The applicant’s micromagnetic simulation software FEMME is used by major companies worldwide for the optimization of giant magnetoresistance (GMR) and tunnel magnetoresistance (TMR) read heads in hard disc drive systems. The application of this software tool for the design of magnetic sensors for automotive industry and bio application is far from obvious and it is a very challenging task. The challenge is that the involved lateral dimensions in this new application area are at least by a factor 10 larger. This increases the number of unknowns for 3D simulation by a factor of 1000. Hence, innovative and new modeling concepts have to be developed in order to succeed with this task.

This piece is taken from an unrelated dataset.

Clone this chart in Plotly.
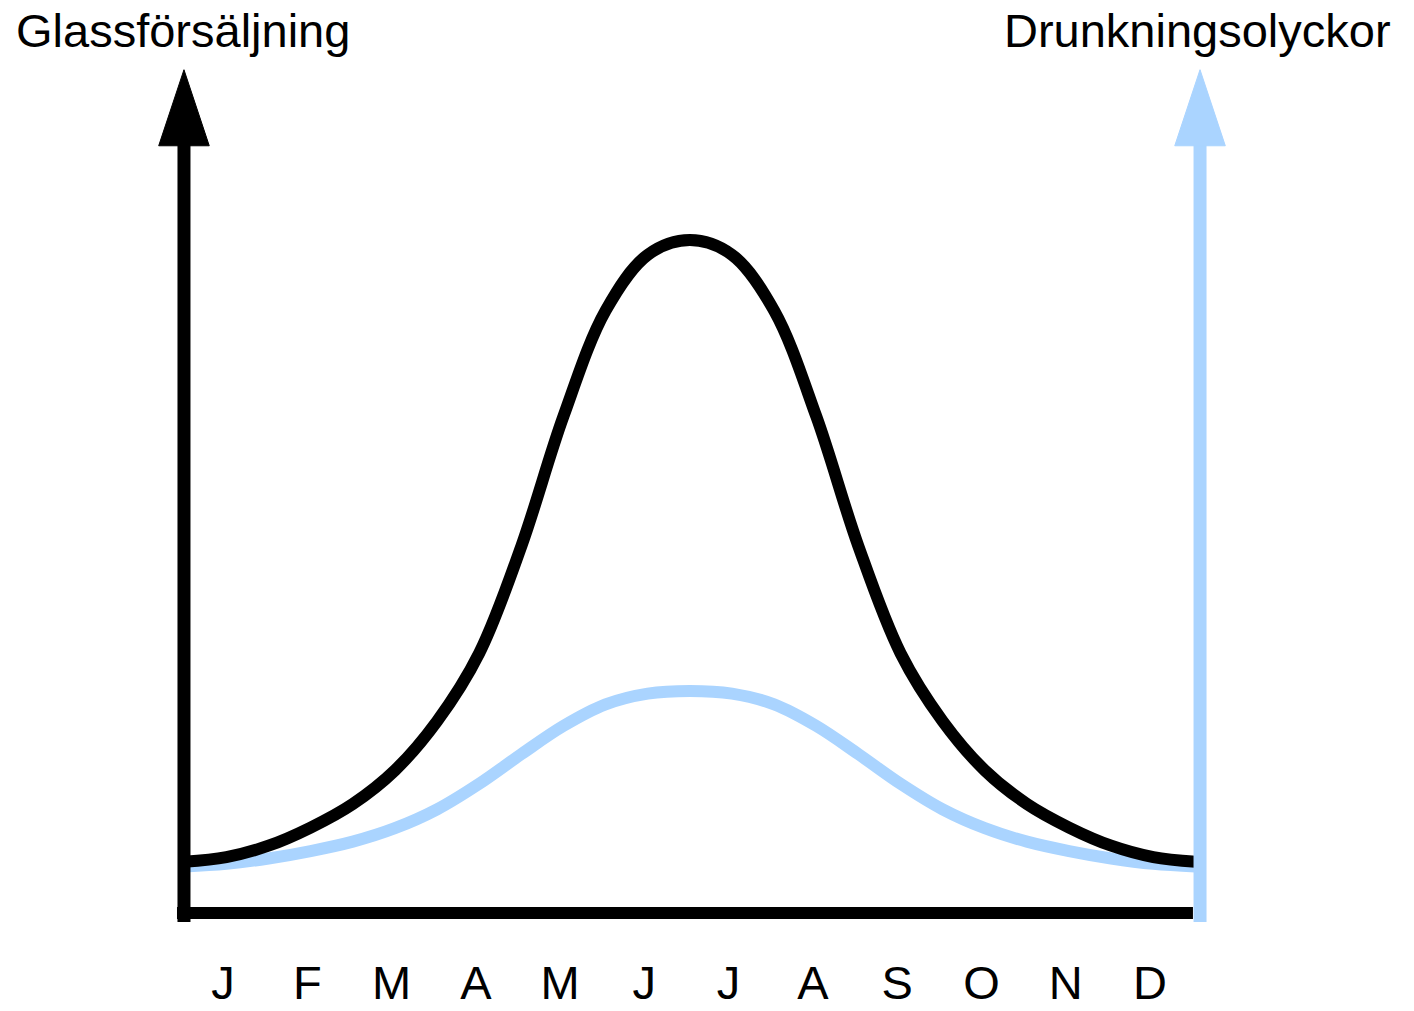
import plotly.graph_objects as go

# ---------------- data ----------------
months = ["J", "F", "M", "A", "M", "J", "J", "A", "S", "O", "N", "D"]
month_pos = list(range(12))

# sample positions along the month axis (0 = January)
curve_x = [-0.46, 0.04, 0.54, 1.04, 1.54, 2.04, 2.54, 3.04, 3.54, 4.04, 4.54, 5.04, 5.54,
           6.04, 6.54, 7.04, 7.54, 8.04, 8.54, 9.04, 9.54, 10.04, 10.54, 11.04, 11.54]

# Glassförsäljning (ice-cream sales), relative units (peak = 100)
ice_y = [7.6, 8.3, 10.0, 12.7, 16.2, 21.2, 28.5, 38.6, 54.5, 73.8, 89.5, 97.8, 100.0,
         97.8, 89.5, 73.8, 54.5, 38.6, 28.5, 21.2, 16.2, 12.7, 10.0, 8.3, 7.6]

# Drunkningsolyckor (drowning accidents), same relative units
drown_y = [6.9, 7.3, 8.1, 9.2, 10.6, 12.6, 15.4, 19.2, 23.6, 27.8, 31.0, 32.6, 33.0,
           32.6, 31.0, 27.8, 23.6, 19.2, 15.4, 12.6, 10.6, 9.2, 8.1, 7.3, 6.9]

left_title = "Glassförsäljning"
right_title = "Drunkningsolyckor"

# ---------------- layout constants ----------------
FIG_W, FIG_H = 1414, 1011
MB = 60                          # bottom margin (room for month labels)
PLOT_H = FIG_H - MB
X0_PX, MONTH_PX = 223.0, 84.27   # pixel of month 0 and pixels per month
BASE_PX, UNIT_PX = 913.0, 6.73   # pixel of y=0 and pixels per unit

x_range = [-X0_PX / MONTH_PX, (FIG_W - X0_PX) / MONTH_PX]
y_range = [(BASE_PX - PLOT_H) / UNIT_PX, BASE_PX / UNIT_PX]

BLACK = "#000000"
BLUE = "#aad4ff"
FONT = "Liberation Sans, Arial, Helvetica, sans-serif"

# axis geometry (data units)
LEFT_AX = -0.463
RIGHT_AX = 11.594
SHAFT_BOTTOM = -1.35
SHAFT_TOP = 114.0
TIP = 125.3
HEAD_HALF = 0.30
AX_W = 13

fig = go.Figure()

# curves
fig.add_trace(go.Scatter(x=curve_x, y=drown_y, mode="lines",
                         line=dict(color=BLUE, width=12, shape="spline", smoothing=1.0),
                         hoverinfo="skip", showlegend=False))
fig.add_trace(go.Scatter(x=curve_x, y=ice_y, mode="lines",
                         line=dict(color=BLACK, width=12, shape="spline", smoothing=1.0),
                         hoverinfo="skip", showlegend=False))

# bottom axis line
fig.add_trace(go.Scatter(x=[-0.546, 11.51], y=[0, 0], mode="lines",
                         line=dict(color=BLACK, width=12),
                         hoverinfo="skip", showlegend=False))

# left and right axis shafts + arrow heads
for ax_x, col in [(LEFT_AX, BLACK), (RIGHT_AX, BLUE)]:
    fig.add_trace(go.Scatter(x=[ax_x, ax_x], y=[SHAFT_BOTTOM, SHAFT_TOP + 0.5], mode="lines",
                             line=dict(color=col, width=AX_W),
                             hoverinfo="skip", showlegend=False))
    fig.add_trace(go.Scatter(x=[ax_x - HEAD_HALF, ax_x + HEAD_HALF, ax_x, ax_x - HEAD_HALF],
                             y=[SHAFT_TOP, SHAFT_TOP, TIP, SHAFT_TOP],
                             mode="lines", fill="toself", fillcolor=col,
                             line=dict(color=col, width=1),
                             hoverinfo="skip", showlegend=False))

TITLE_PY = 30.0
fig.add_annotation(text=left_title, xref="paper", yref="paper",
                   x=14 / FIG_W, y=1 - TITLE_PY / PLOT_H, xanchor="left", yanchor="middle",
                   showarrow=False, font=dict(family=FONT, size=47, color=BLACK))
fig.add_annotation(text=right_title, xref="paper", yref="paper",
                   x=1002 / FIG_W, y=1 - TITLE_PY / PLOT_H, xanchor="left", yanchor="middle",
                   showarrow=False, font=dict(family=FONT, size=47, color=BLACK))

fig.update_layout(
    width=FIG_W, height=FIG_H,
    margin=dict(l=0, r=0, t=0, b=MB, pad=0, autoexpand=False),
    paper_bgcolor="white", plot_bgcolor="white",
    xaxis=dict(range=x_range, tickvals=month_pos, ticktext=months, automargin=False,
               showgrid=False, zeroline=False, showline=False, ticks="",
               tickfont=dict(family=FONT, size=47, color=BLACK), fixedrange=True),
    yaxis=dict(range=y_range, visible=False, fixedrange=True, automargin=False),
    showlegend=False,
)

fig.write_html("out.html", config={"displayModeBar": False},
               post_script="document.body.style.margin='0';document.body.style.overflow='hidden';")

We aim to develop a flexible 3D finite element package which can be executed highly parallel in order to make use of the power of recent multicore CPU’s. We will achieve this task by formulating the stray field problem which arises in micromagnetics in an integral form and apply efficient compression techniques (H-matrices) in parallel to reduce the computational time. The method to calculate equilibrium states will be optimized for the application. We aim to apply efficient energy minimization routines for finding the magnetic state as function of the external field, which varies in the kHz regime.
This advanced micromagnetic software will be used for (i) understanding the magnetization processes of state of the art GMR sensors (ii) design of new functional structures (iii) as an input for a device models, which are required for electronic circuit simulations.
We aim to develop device models using the following complementary approaches. (i) Bottom / Up: This design starts from accurate simulations and tries to reduce the complexity. Here we aim to use a new approach that reduces the computational complexity by performing simulations in eigenmode basis. (ii) Top / Down: Device models that obtain the input from experiments and micromagnetic simulation. This input data determine the parameters of macroscopic hysteresis models.
A particular design problem which will be solved within this project is the so called “jitter-problem” which significantly reduces the accuracy of state of the art sensors for speed measurement. Later in the project completely new sensor concepts based on magnetoimpedance and magneto – acoustic sensors will be investigated for the mentioned and future application.
The work of this proposal brings together Austrian expert groups which are world leaders in their field. This interplay between simulation and experiments is believed to be the key success factor of this project. This combined effort will be used to optimize existing sensors, to solve performance issues, and to develop new designs for improved sensing.